Nader tells the camera that he does not regret running, even if it may have cost Al Gore the 2000 election and permanently changed the political landscape of the nation. An Unreasonable Man is about just that, and is the rare Election Day documentary that asks Why? rather than How?
5. Street Fight
Street Fight, the 2002 documentary chronicling the race for Newark’s mayor, is a lot of things. For one, it’s a classic underdog story, following young greenhorn Councilman Cory Booker’s campaign to unseat political stalwart Sharpe James, a true David vs. Goliath tale.
It’s also the story of a city—Newark, New Jersey—a community that is a stone’s throw from the cultural and commercial capital of the world yet is practically invisible in its shadow. Unlike national campaign stories, Street Fight is a documentary that can make its more specific location its own character, and showcases Newark and its people from the ground up.
Cory Booker ended up losing the documented race, but later became mayor in 2006 and Senator in 2013. As his political career continues to soar, it’s clear that Street Fight may have been the first time the world outside of Newark got to see Cory Booker, but it certainly wasn’t the last.

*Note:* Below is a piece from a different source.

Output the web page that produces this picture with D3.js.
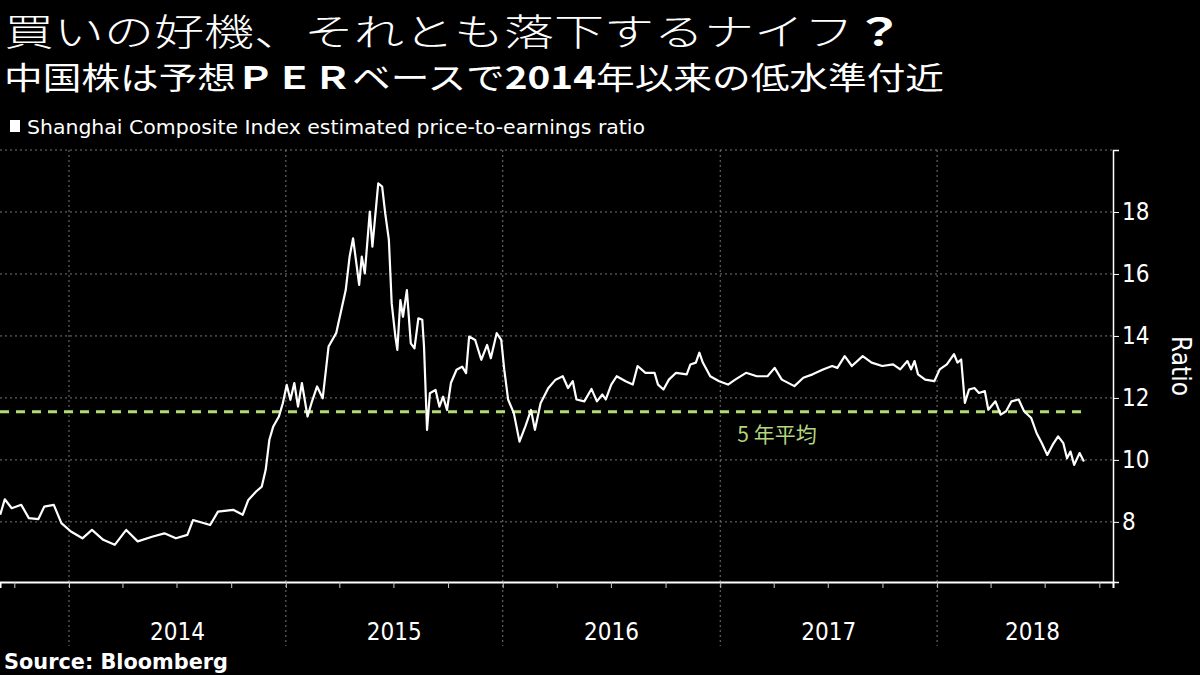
<!DOCTYPE html>
<html>
<head>
<meta charset="utf-8">
<script src="https://cdn.jsdelivr.net/npm/d3@7"></script>
<style>
  body { margin: 0; background: #000; }
  svg { display: block; }
</style>
</head>
<body>
<svg id="chart" width="1200" height="675"></svg>
<script>
// decimal year, estimated P/E ratio
var years = [2013.683,2013.704,2013.736,2013.78,2013.815,2013.859,2013.886,2013.93,2013.965,2014.009,2014.062,2014.106,2014.158,2014.211,2014.264,2014.317,2014.387,2014.44,2014.493,2014.546,2014.572,2014.651,2014.687,2014.757,2014.801,2014.827,2014.863,2014.889,2014.907,2014.924,2014.942,2014.968,2014.986,2015.004,2015.021,2015.039,2015.056,2015.074,2015.1,2015.118,2015.144,2015.17,2015.197,2015.232,2015.276,2015.294,2015.31,2015.338,2015.35,2015.364,2015.387,2015.399,2015.426,2015.444,2015.458,2015.475,2015.488,2015.505,2015.514,2015.528,2015.54,2015.558,2015.576,2015.593,2015.611,2015.629,2015.637,2015.651,2015.664,2015.69,2015.708,2015.725,2015.743,2015.761,2015.787,2015.813,2015.831,2015.845,2015.873,2015.901,2015.928,2015.945,2015.972,2015.993,2016.007,2016.025,2016.051,2016.077,2016.104,2016.13,2016.148,2016.174,2016.209,2016.243,2016.276,2016.3,2016.322,2016.339,2016.375,2016.408,2016.433,2016.458,2016.474,2016.499,2016.524,2016.565,2016.598,2016.62,2016.656,2016.698,2016.714,2016.739,2016.764,2016.797,2016.846,2016.863,2016.888,2016.904,2016.92,2016.954,2016.995,2017.036,2017.069,2017.119,2017.169,2017.218,2017.251,2017.284,2017.342,2017.383,2017.426,2017.474,2017.516,2017.54,2017.574,2017.607,2017.657,2017.698,2017.747,2017.797,2017.83,2017.863,2017.88,2017.896,2017.912,2017.945,2017.987,2018.012,2018.045,2018.078,2018.094,2018.111,2018.128,2018.147,2018.172,2018.193,2018.22,2018.236,2018.269,2018.293,2018.318,2018.343,2018.376,2018.401,2018.434,2018.459,2018.483,2018.508,2018.533,2018.558,2018.582,2018.599,2018.615,2018.632,2018.657,2018.677];
var ratios = [8.23,8.73,8.44,8.55,8.12,8.09,8.49,8.55,7.96,7.69,7.47,7.74,7.42,7.26,7.74,7.37,7.53,7.63,7.47,7.58,8.06,7.90,8.33,8.39,8.23,8.71,8.98,9.14,9.68,10.65,11.08,11.40,11.83,12.42,11.94,12.48,11.72,12.48,11.40,11.83,12.37,11.99,13.66,14.09,15.48,16.56,17.15,15.65,16.56,16.02,18.01,16.88,18.92,18.82,17.96,17.10,15.05,13.98,13.55,15.16,14.62,15.48,13.76,13.60,14.57,14.52,13.66,10.97,12.15,12.26,11.72,12.04,11.61,12.48,12.91,13.01,12.80,13.98,13.87,13.23,13.71,13.28,14.09,13.87,12.91,11.94,11.51,10.59,11.08,11.61,10.97,11.83,12.31,12.59,12.70,12.32,12.54,11.95,11.89,12.29,11.89,12.11,11.95,12.43,12.70,12.54,12.43,13.03,12.81,12.81,12.43,12.27,12.59,12.81,12.76,13.08,13.14,13.46,13.14,12.70,12.54,12.43,12.59,12.81,12.70,12.70,12.97,12.59,12.38,12.65,12.76,12.92,13.03,12.97,13.35,13.03,13.35,13.14,13.03,13.08,12.92,13.19,12.92,13.19,12.76,12.59,12.54,12.92,13.08,13.41,13.14,13.24,11.84,12.27,12.32,12.16,12.22,11.62,11.89,11.46,11.57,11.89,11.95,11.57,11.35,10.86,10.54,10.16,10.49,10.76,10.54,10.05,10.27,9.84,10.22,9.95];
var yearLabels = ["2014", "2015", "2016", "2017", "2018"];
var yTicks = [8, 10, 12, 14, 16, 18, 20];
var fiveYearAvg = 11.55;

function toDate(v) {
  var yr = Math.floor(v);
  var s = new Date(yr, 0, 1), e = new Date(yr + 1, 0, 1);
  return new Date(+s + (v - yr) * (e - s));
}

var svg = d3.select("#chart");
var pLeft = 0, pRight = 1113, pTop = 150, pBottom = 582;
var x = d3.scaleTime().domain([toDate(2013.682), toDate(2018.811)]).range([pLeft, pRight]);
var y = d3.scaleLinear().domain([20, 6.06]).range([pTop, pBottom]);

svg.append("rect").attr("width", 1200).attr("height", 675).attr("fill", "#000");

// titles
var t1 = svg.append("text").attr("x", 4).attr("y", 46).attr("fill", "#fff")
  .style("font-family", "Noto Sans CJK JP").style("font-size", "37px").style("font-weight", 300)
  .attr("textLength", 900).attr("lengthAdjust", "spacingAndGlyphs");
t1.append("tspan").text("買いの好機、それとも落下するナイフ");
t1.append("tspan").style("font-weight", "bold").text("？");
var sub = svg.append("text").attr("x", 4).attr("y", 89).attr("fill", "#fff")
  .style("font-family", "Noto Sans CJK JP").style("font-size", "31px")
  .attr("textLength", 940).attr("lengthAdjust", "spacingAndGlyphs");
sub.append("tspan").text("中国株は予想");
sub.append("tspan").style("font-weight", "bold").text("ＰＥＲ");
sub.append("tspan").text("ベースで");
sub.append("tspan").style("font-weight", "bold").text("2014");
sub.append("tspan").text("年以来の低水準付近");

// legend
svg.append("rect").attr("x", 10).attr("y", 120).attr("width", 10).attr("height", 12).attr("fill", "#fff");
svg.append("text").attr("x", 27).attr("y", 134).attr("fill", "#fff")
  .style("font-family", "DejaVu Sans Condensed").style("font-size", "20px")
  .attr("textLength", 618).attr("lengthAdjust", "spacingAndGlyphs")
  .text("Shanghai Composite Index estimated price-to-earnings ratio");

// grid
svg.append("g").selectAll("line").data(yTicks).join("line")
  .attr("x1", pLeft).attr("x2", pRight).attr("y1", d => y(d)).attr("y2", d => y(d))
  .attr("stroke", "#777").attr("stroke-width", 1).attr("stroke-dasharray", "2,3");
var yearStarts = yearLabels.map(d => new Date(+d, 0, 1));
svg.append("g").selectAll("line").data(yearStarts).join("line")
  .attr("x1", d => x(d)).attr("x2", d => x(d)).attr("y1", pTop).attr("y2", 646)
  .attr("stroke", "#777").attr("stroke-width", 1).attr("stroke-dasharray", "2,3");

// x axis
var xAxis = d3.axisBottom(x).ticks(d3.timeMonth.every(3)).tickSize(6).tickFormat("");
var gx = svg.append("g").attr("transform", "translate(0," + pBottom + ")").call(xAxis);
gx.select(".domain").attr("stroke", "#fff").attr("stroke-width", 2);
gx.selectAll(".tick line").attr("stroke", "#ccc");
svg.append("g").selectAll("text").data(yearLabels).join("text")
  .attr("x", d => (x(new Date(+d, 0, 1)) + Math.min(pRight + 15, x(new Date(+d + 1, 0, 1)))) / 2)
  .attr("y", 640).attr("text-anchor", "middle")
  .attr("fill", "#fff").style("font-family", "DejaVu Sans Condensed").style("font-size", "24px")
  .text(d => d);

// y axis
var yAxis = d3.axisRight(y).tickValues(yTicks).tickSize(6).tickFormat(d => d === 20 ? "" : d);
var gy = svg.append("g").attr("transform", "translate(" + pRight + ",0)").call(yAxis);
gy.select(".domain").attr("stroke", "#fff").attr("stroke-width", 1.5);
gy.selectAll(".tick line").attr("stroke", "#fff");
gy.selectAll(".tick text").attr("fill", "#fff").attr("x", 9)
  .style("font-family", "DejaVu Sans Condensed").style("font-size", "24px");
svg.append("text").attr("transform", "translate(1172,366) rotate(90)").attr("text-anchor", "middle")
  .attr("fill", "#fff").style("font-family", "DejaVu Sans Condensed").style("font-size", "26px")
  .text("Ratio");

// five-year average
svg.append("line").attr("x1", pLeft).attr("x2", 1085)
  .attr("y1", y(fiveYearAvg)).attr("y2", y(fiveYearAvg))
  .attr("stroke", "#b3dd73").attr("stroke-width", 3).attr("stroke-dasharray", "9,7");
svg.append("text").attr("x", 777).attr("y", 442).attr("text-anchor", "middle")
  .attr("fill", "#b3d67e").style("font-family", "Noto Sans CJK JP").style("font-size", "21px")
  .text("5 年平均");

// series
var pts = years.map((d, i) => [toDate(d), ratios[i]]);
svg.append("path").datum(pts)
  .attr("d", d3.line().x(d => x(d[0])).y(d => y(d[1])))
  .attr("fill", "none").attr("stroke", "#fff").attr("stroke-width", 2.2).attr("stroke-linejoin", "round");

// source
svg.append("text").attr("x", 4).attr("y", 669).attr("fill", "#fff")
  .style("font-family", "DejaVu Sans Condensed").style("font-weight", "bold").style("font-size", "22px")
  .attr("textLength", 224).attr("lengthAdjust", "spacingAndGlyphs")
  .text("Source:  Bloomberg");
</script>
</body>
</html>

Honorable Mention: Tanner ’88
Tanner ’88 isn’t an Election Day documentary, it’s a mockumentary, and while that’s pretty much cheating, it still holds many of the same merits of it’s more truthful peers. It helps that it’s helmed by some of the strongest storytellers the late 80s had to offer—Robert Altman and Doonesbury creator Garry Trudeau. Between Trudeau’s cutting, insightful take on politics and Altman’s way with camerawork and dialogue, Tanner ’88 isn’t just a great mockumentary—it’s a great film.
Of course, fictionalizing the campaign helps in many ways, utilizing great actors to say exactly what needs to be said and capturing candid moments that would be hard for real life cameras to pull off. If anything, it’s a great supplement to Election Day documentaries, filling in the blanks actual flesh-and-blood politicians have gotten so good at keeping obscure. At the same time, it highlights just exactly why we need to keep our cameras trained on the people running or trying to run our country, and exactly why we need smart, talented filmmakers telling the stories these cameras can find.